The energy savings and CO2 analyses were conducted by comparing the forecasted energy use of the commercial and industrial fluorescent lamp ballast market with the amendment and without. (i.e. baseline). The amendment is forecasted to save 0.2 PJ of energy and 0.03 Mt of GHG emissions in 2005 and 3.0 PJ of energy and 0.40 Mt of GHG emissions in 2020.
Energy Efficiency Standards
The new minimum ballast efficacy factor will be as found in the Canadian Standards Association standard, CAN/CSA-C654-M91 Fluorescent Lamp Ballast Efficacy Measurements, Section 4.1, Column B.
|Application for operation of||Ballast input voltage||Total nominal lamp watts||
Ballast efficacy factor (All ballasts until March 31, 2005. "Replacement ballasts": April 1, 2005 to March 31, 2010)
Ballast efficacy factor (Ballasts except "Replacement ballasts": April 1, 2005 to March 31, 2010. All ballasts after April 1, 2010)
|One F40T12 lamp 1||120V||40||1.805||2.29|
|Two F40T12 2 lamps||120V||80||1.060||1.17|
|Two F96T12 3 lamps||120V||150||0.570||0.63|
|Two 110W F96T12HO lamps 4||120V||220||0.390||0.390|
|Two F32T8 lamps||120V||64||1.250||1.250|
1Also for use on 34W/48T12/RS and 40W/48T10/RS lamps
2Also for use on 34W/48T12/RS and 40W/48T10/RS lamps
3Also for use on 60W/96T12/IS lamps
4Also for use on 95W/96T12/HO lamps
There are no labelling requirements for fluorescent lamp ballasts.
Verification, Reporting and Importing Requirements
There were no changes to the verification, reporting and importing requirements currently in place for fluorescent lamp ballasts.
Fluorescent lamp ballasts must be tested and third party verified using the appropriate energy performance test standard.
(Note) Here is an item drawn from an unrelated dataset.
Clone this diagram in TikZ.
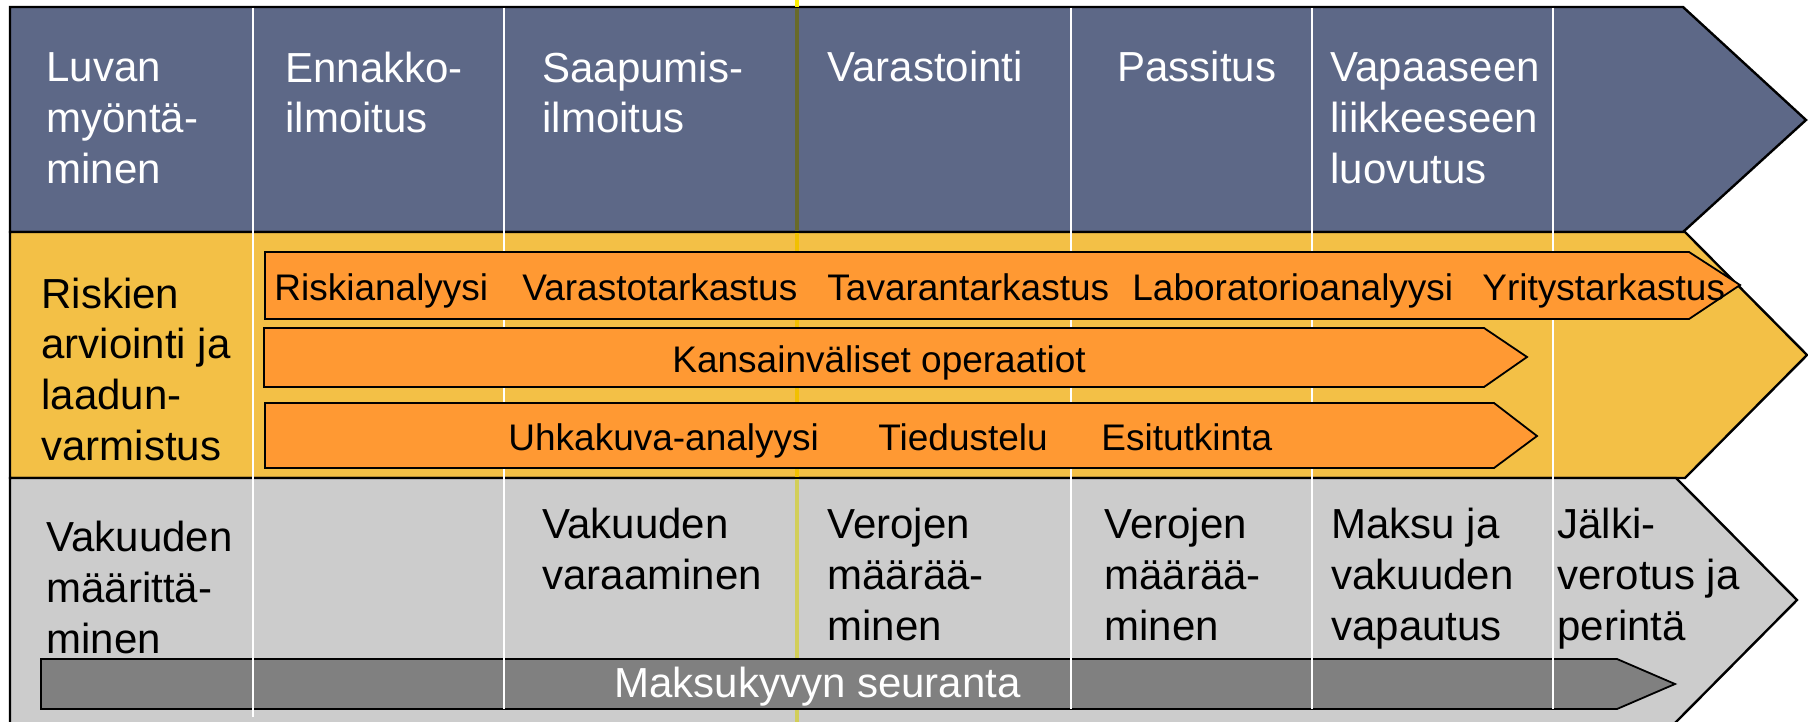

They must also bear a verification mark from a Standards Council of Canada accredited certification body that is recognized by NRCan.
Dealers are required to file an energy efficiency report with NRCan for all models that will be sold or leased in Canada. Energy efficiency reports must be submitted to NRCan prior to a product's first importation into Canada or shipment between provinces/territories. These reports can be filed at email@example.com.
Dealers importing regulated energy-using products into Canada must include specific import information on the customs release document (e.g., customs or commercial invoice, bill of sale, price list) provided to CCRA at the time of release. For additional information, visit the Web site.
Although NRCan attempts to harmonize with other regulatory agencies as much as possible, there are some distinct differences between the DOE Final Rule (10CFR Part 430) and Canada's EER, including the following:
- Canada's EER sets minimum levels for ballast input voltages of 120V, 277V and 347V; 10 CFR Part 430 includes 120V and 277V only.
- Canada's EER sets minimum levels for ballasts designed to operate with F32T8 lamps.
- Canada's EER includes products sold in the residential market.